SALT LAKE CITY — If you ever thought Utahns act a lot different than your coastal friends, it turns out you weren’t wrong.

New research from an international group of scientists has revealed how landscape impacts psychology in America. And for U.S. residents living in the Mountain West and Appalachia, there’s a distinct personality makeup consistent with “frontier settlement theory.” Some of those “Wild West” traits are endearing. Others are, well, perhaps less so. (More on that shortly.)

Friedrich Götz, of Cambridge’s Department of Psychology, led the study, working with colleagues from the Karl Landsteiner University of Health Sciences (Austria), the University of Texas, the University of Melbourne (Australia) and Götz’s Cambridge supervisor Dr. Jason Rentfrow. The findings were recently published in the journal Nature Human Behaviour

The researchers evaluated connections between the results of an online personality test completed by more than 3 million Americans, and the topography of more than 37,000 ZIP codes. The personality test used the “Big Five” personality model, which is standard in social psychology, the University of Cambridge reported. This test gives high-to-low scores for five key personality traits.

Respondents who lived in mountainous regions displayed lower levels of “agreeableness,” “extroversion” and “conscientiousness” — traits that may have suited early settlers of inhospitable terrain, who had to employ “territorial, self-focused survival strategies.”

“These traits may have distilled over time into an individualism characterized by toughness and self-reliance that lies at the heart of the American frontier ethos,” Götz noted.

But don’t worry, Utahns: Götz doesn’t think you’re just a bunch of unfriendly loners. Mountain-living respondents also showed lower levels of “neuroticism.” And in fact, a higher “openness to experience” was their most pronounced personality trait — this trait was 10 times stronger among residents of the old western frontier than those who lived in the eastern ranges.

“Taken together, this psychological fingerprint for mountainous areas may be an echo of the personality types that sought new lives in unknown territories,” Götz said in the published study.
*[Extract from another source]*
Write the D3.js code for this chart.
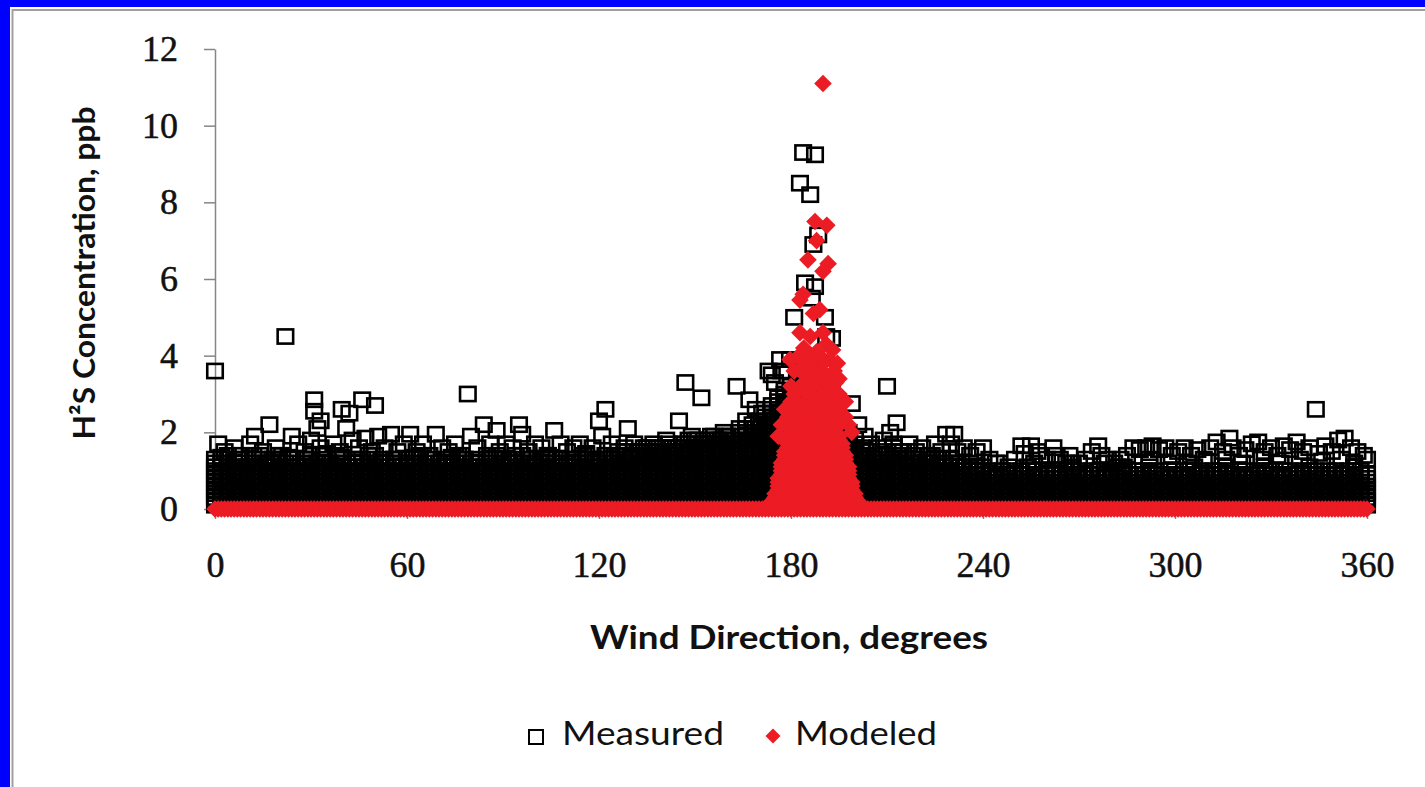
<!DOCTYPE html>
<html>
<head>
<meta charset="utf-8">
<script src="https://cdn.jsdelivr.net/npm/d3@7"></script>
<style>
  body { margin: 0; background: #fff; overflow: hidden; }
  svg { display: block; }
</style>
</head>
<body>
<svg id="chart" width="1425" height="787"></svg>
<script>
// ---- data ----
var xTicks = [0, 60, 120, 180, 240, 300, 360];
var yTicks = [0, 2, 4, 6, 8, 10, 12];

// the readings come in 0.1 ppb steps
var concLevels = [0.1,0.2,0.3,0.4,0.5,0.6,0.7,0.8,0.9,1.0,1.1,1.2,1.3,1.4,1.5,1.6,1.7,
                  1.8,1.9,2.0,2.1,2.2,2.3,2.4,2.5,2.6,2.7,2.8,2.9,3.0,3.1,3.2,3.3];

// measured: solid black band, one column every 2 degrees, filled up to its top value
var measDirs = d3.range(0, 361, 2);
var measTop = [
  1.3,1.2,1.4,1.2,1.3,1.1,1.3,1.4,1.2,1.3,   // 0-18
  1.4,1.2,1.3,1.1,1.3,1.4,1.2,1.3,1.2,1.4,   // 20-38
  1.3,1.1,1.2,1.3,1.4,1.2,1.3,1.1,1.3,1.2,   // 40-58
  1.3,1.2,1.4,1.3,1.1,1.2,1.3,1.2,1.4,1.3,   // 60-78
  1.2,1.3,1.1,1.3,1.4,1.2,1.3,1.2,1.4,1.3,   // 80-98
  1.2,1.3,1.4,1.2,1.3,1.1,1.3,1.2,1.4,1.3,   // 100-118
  1.3,1.4,1.3,1.4,1.5,1.4,1.5,1.6,1.5,1.6,   // 120-138
  1.6,1.7,1.6,1.7,1.8,1.8,1.7,1.8,1.9,1.8,   // 140-158
  1.9,1.8,2.0,2.1,2.2,2.3,2.5,2.7,2.9,3.1,   // 160-178
  3.2,3.3,3.2,3.0,3.1,2.9,2.7,2.4,2.2,2.0,   // 180-198
  1.8,1.6,1.5,1.4,1.5,1.4,1.6,1.5,1.3,1.4,   // 200-218
  1.3,1.2,1.4,1.3,1.2,1.3,1.2,1.1,1.2,1.1,   // 220-238
  1.1,1.0,0.9,1.0,1.0,0.9,1.0,1.1,1.0,0.9,   // 240-258
  1.0,1.0,0.9,1.0,1.1,1.0,0.9,1.0,1.0,0.9,   // 260-278
  1.0,1.1,1.0,0.9,1.0,1.0,1.1,1.0,0.9,1.0,   // 280-298
  1.0,0.9,1.0,1.1,1.0,0.9,1.0,1.0,1.1,0.9,   // 300-318
  1.0,1.0,0.9,1.0,1.1,1.0,0.9,1.0,1.0,0.9,   // 320-338
  1.0,1.1,1.0,0.9,1.0,1.0,0.9,1.0,1.1,1.0,   // 340-358
  0.9                                        // 360
];

// measured: single squares above the solid band [direction, ppb]
var measScatter = [
  [0,3.6],[22,4.5],[1,1.7],[2,1.35],[3,1.5],[6,1.6],[7,1.3],[8,1.4],[11,1.7],[12,1.4],[12.5,1.9],
  [15,1.5],[17,2.2],[18,1.3],[19,1.6],[21,1.4],[23,1.35],[24,1.9],[26,1.7],[28,1.5],[29,1.3],
  [30,1.8],[31,2.85],[31,2.55],[32,2.1],[33,2.3],[33,1.6],[34,1.4],[35,1.45],[37,1.7],[39,1.5],
  [39.6,2.6],[40,1.35],[41,2.1],[42,2.5],[43,1.8],[44,1.3],[45,1.6],[46,2.85],[47,1.85],[49,1.5],
  [50,2.7],[50,1.4],[51,1.9],[53,1.6],[55,1.95],[56,1.3],[57,1.5],[59,1.7],
  [61,1.95],[62,1.35],[63,1.5],[65,1.7],[67,1.4],[68,1.3],[69,1.95],[71,1.6],[73,1.5],[74,1.35],
  [75,1.7],[77,1.4],[78,1.3],[79,3.0],[80,1.9],[82,1.6],[84,2.2],[85,1.4],[86,1.7],[88,2.05],
  [89,1.5],[90,1.3],[91,1.7],[93,1.6],[94,1.4],[95,2.2],[96,1.95],[98,1.5],[99,1.3],[100,1.7],
  [102,1.6],[104,1.4],[105,1.35],[106,2.05],[108,1.7],[110,1.5],[111,1.3],[112,1.6],[114,1.7],
  [115,1.4],[116,1.45],[118,1.6],[119,1.3],
  [120,2.3],[121,1.9],[122,2.6],[124,1.7],[125,1.4],[126,1.5],[128,1.6],[129,2.1],[130,1.35],
  [131,1.7],[133,1.5],[135,1.6],[136,1.3],[137,1.7],[139,1.5],[140,1.4],[141,1.8],[143,1.6],
  [145,2.3],[146,1.5],[147,3.3],[149,1.9],[150,1.6],[151,1.8],[152,2.9],[153,1.7],[155,1.9],
  [156,1.6],[157,1.8],[159,2.0],[160,1.9],[161,1.9],[163,3.2],[164,2.1],[166,2.3],[167,2.85],
  [169,2.6],[171,2.5],[173,3.6],[174,3.5],[175,3.3],[176.6,3.9],[177,3.6],
  [179.7,3.9],[181,5.0],[182,3.6],[182.8,8.5],[183.8,9.3],[184.4,5.9],[186,8.2],[186.5,5.5],
  [187,6.9],[187.5,9.24],[187.5,5.8],[188.5,7.15],[190.6,5.0],[191,4.5],[192.8,4.45],[192.8,3.4],
  [199,2.75],
  [201,2.2],[203,1.9],[205,1.7],[207,1.6],[209,1.8],[210,3.2],[211,2.0],[212,1.7],[213,2.25],
  [215,1.5],[217,1.7],[219,1.5],[221,1.6],[223,1.4],[225,1.7],[227,1.5],[228.5,1.95],[230,1.7],
  [231,1.95],[232,1.5],[234,1.6],[236,1.4],[238,1.5],[240,1.6],
  [242,1.3],[244,1.2],[245,1.2],[248,1.1],[250,1.3],[252,1.65],[253,1.45],[255,1.65],[256,1.2],
  [257,1.5],[258,1.4],[260,1.3],[262,1.6],[263,1.4],[264,1.3],[266,1.2],[267,1.4],[268,1.2],
  [270,1.2],[272,1.3],[274,1.5],[276,1.65],[277,1.4],[278,1.2],[279,1.3],[281,1.2],[283,1.3],
  [284,1.1],[285,1.4],[287,1.6],[289,1.55],[291,1.6],[292,1.3],[293,1.65],[295,1.55],[297,1.6],
  [298,1.2],[299,1.4],
  [301,1.5],[303,1.6],[304,1.2],[305,1.4],[307,1.55],[309,1.3],[310,1.25],[311,1.6],[313,1.75],
  [315,1.5],[316,1.3],[317,1.85],[318,1.6],[320,1.4],[321,1.2],[322,1.55],[324,1.7],[326,1.75],
  [327,1.3],[328,1.5],[330,1.6],[332,1.4],[333,1.2],[334,1.65],[336,1.55],[338,1.75],[339,1.3],
  [340,1.5],[342,1.6],[344,2.6],[345,1.45],[346,1.25],[347,1.65],[349,1.5],[351,1.8],[352,1.3],
  [353,1.85],[355,1.6],[356,1.2],[357,1.5],[359,1.4],[360,1.3]
];

// modeled: zero at every degree
var modZeroDirs = d3.range(0, 361, 1);
// modeled plume: solid red, one column per degree (174-201), filled up to its top value
var plumeDirs = d3.range(174, 202, 1);
var plumeTop = [0.2,0.4,0.8,1.2,1.5,1.9,2.2,2.3,2.4,2.3,2.4,2.5,2.6,2.5,2.4,2.5,2.4,2.3,2.2,2.3,
                2.1,1.9,1.7,1.4,1.1,0.7,0.4,0.2];
// modeled: single diamonds above the plume [direction, ppb]
var modScatter = [
  [190,11.1],[187.5,7.5],[191.2,7.4],[188,7.0],[185.3,6.5],[191.6,6.4],[190,6.2],[183.8,5.6],
  [182.8,5.45],[187,5.1],[189,5.2],[182.8,4.6],[186,4.5],[191,4.3],[193,4.15],[179.7,3.9],
  [181,3.6],[182.5,4.0],[184,3.8],[185.5,3.5],[187,3.9],[188.5,3.7],[190,3.4],[192,3.9],
  [193.5,3.6],[194.5,3.8],[183,3.2],[186,3.0],[189,2.9],[191,3.1],[195,3.0],[196,2.85],
  [194,2.6],[180,2.8],[178,2.6],[184,2.7],[197,2.4],[198,2.2],[181,2.5],[185,2.6],[188,2.5],
  [192,2.6],[196,2.3],
  [180,3.2],[181,3.0],[182,2.8],[183,3.6],[184,3.3],[185,3.0],[186,3.4],[187,3.2],[187,2.8],
  [188,3.3],[189,3.5],[189,4.0],[190,3.0],[190,3.8],[191,3.5],[192,3.2],[193,3.0],[193,2.8],
  [194,3.3],[195,3.4],[186,3.8],[184,4.2],[188,4.1],[190,4.6],[185,4.0],[183,2.5],[191,2.7],
  [195,2.6],[197,2.8],[199,2.0],[177,2.2],[176,1.9],[179,2.4]
];

// ---- build point lists ----
var measured = [];
measDirs.forEach(function(d, i){
  concLevels.forEach(function(c){
    if (c <= measTop[i] + 1e-9) measured.push([d, c]);
  });
});
measured = measured.concat(measScatter);

var modeled = modZeroDirs.map(function(d){ return [d, 0]; });
plumeDirs.forEach(function(d, i){
  concLevels.forEach(function(c){
    if (c <= plumeTop[i] + 1e-9) modeled.push([d, c]);
  });
});
modeled = modeled.concat(modScatter);

// ---- chart ----
var svg = d3.select("#chart");
var red = "#ec1c24";

// blue slide frame (top and left only) and grey chart border
svg.append("rect").attr("x", 0).attr("y", 0).attr("width", 1425).attr("height", 7).attr("fill", "#0000ff");
svg.append("rect").attr("x", 0).attr("y", 0).attr("width", 10).attr("height", 787).attr("fill", "#0000ff");
svg.append("path").attr("d", "M12.5,787 V10 H1425")
  .attr("fill", "none").attr("stroke", "#a0a0a0").attr("stroke-width", 2);

var x = d3.scaleLinear().domain([0, 360]).range([215, 1367]);
var y = d3.scaleLinear().domain([0, 12]).range([509, 49]);

var tickFont = "'Liberation Serif', 'Times New Roman', serif";

var gy = svg.append("g").attr("transform", "translate(215,0)")
  .call(d3.axisLeft(y).tickValues(yTicks).tickSize(11).tickSizeOuter(0).tickPadding(26));
var gx = svg.append("g").attr("transform", "translate(0,509)")
  .call(d3.axisBottom(x).tickValues(xTicks).tickSize(10).tickSizeOuter(0).tickPadding(32));

[gy, gx].forEach(function(g){
  g.select(".domain").attr("stroke", "#868686").attr("stroke-width", 1.5);
  g.selectAll(".tick line").attr("stroke", "#868686").attr("stroke-width", 1.5);
  g.selectAll(".tick text").attr("fill", "#111").attr("stroke", "#111").attr("stroke-width", 0.5)
    .style("font-family", tickFont).style("font-size", "36px");
});

// measured squares
svg.append("g").selectAll("rect").data(measured).enter().append("rect")
  .attr("x", function(d){ return x(d[0]) - 7.75; })
  .attr("y", function(d){ return y(d[1]) - 7.1; })
  .attr("width", 15.5).attr("height", 14.2)
  .attr("fill", "none").attr("stroke", "#000").attr("stroke-width", 2.6);

// modeled diamonds
var diamond = "M0,-8.8L8.8,0L0,8.8L-8.8,0Z";
svg.append("g").selectAll("path").data(modeled).enter().append("path")
  .attr("d", diamond)
  .attr("transform", function(d){ return "translate(" + x(d[0]) + "," + y(d[1]) + ")"; })
  .attr("fill", red);

// axis titles
var titleFont = "Lato, 'Open Sans', sans-serif";
svg.append("text").attr("x", 789).attr("y", 649).attr("text-anchor", "middle")
  .attr("textLength", 398).attr("lengthAdjust", "spacingAndGlyphs")
  .style("font-family", titleFont).style("font-weight", "bold").style("font-size", "32px")
  .attr("fill", "#111").text("Wind Direction, degrees");

svg.append("text").attr("transform", "translate(95,273) rotate(-90)").attr("text-anchor", "middle")
  .attr("textLength", 333).attr("lengthAdjust", "spacingAndGlyphs")
  .style("font-family", titleFont).style("font-weight", "bold").style("font-size", "31px")
  .attr("fill", "#111").text("H²S Concentration, ppb");

// legend
var lg = svg.append("g");
lg.append("rect").attr("x", 529).attr("y", 730).attr("width", 14).attr("height", 14)
  .attr("fill", "none").attr("stroke", "#000").attr("stroke-width", 2);
lg.append("text").attr("x", 562).attr("y", 745).attr("textLength", 162)
  .attr("lengthAdjust", "spacingAndGlyphs")
  .style("font-family", titleFont).style("font-size", "32px").attr("fill", "#111").text("Measured");
lg.append("path").attr("d", "M0,-7.5L7.5,0L0,7.5L-7.5,0Z")
  .attr("transform", "translate(773,736)").attr("fill", red);
lg.append("text").attr("x", 795).attr("y", 745).attr("textLength", 142)
  .attr("lengthAdjust", "spacingAndGlyphs")
  .style("font-family", titleFont).style("font-size", "32px").attr("fill", "#111").text("Modeled");
</script>
</body>
</html>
Of course, it isn’t just topography that shapes “Wild West” attitudes. It’s also about how culture gets passed down. The researchers noted the “sociocultural influence” of growing up in places where frontier values and identities remain strong. People who were raised in these environments, but eventually moved away, remained generally less extraverted, conscientious and agreeable than those who weren’t raised there.

On an individual level, these personality differences are “small but robust,” the scientists noted. But “small effects can make a big difference at scale,” Götz explained. “An increase of one standard deviation in mountainousness is associated with a change of around 1% in personality. Over hundreds of thousands of people, such an increase would translate into highly consequential political, economic, social and health outcomes.”

So yes, there is such a thing as a rocky personality — and its impact could be as big as the Rocky Mountains themselves.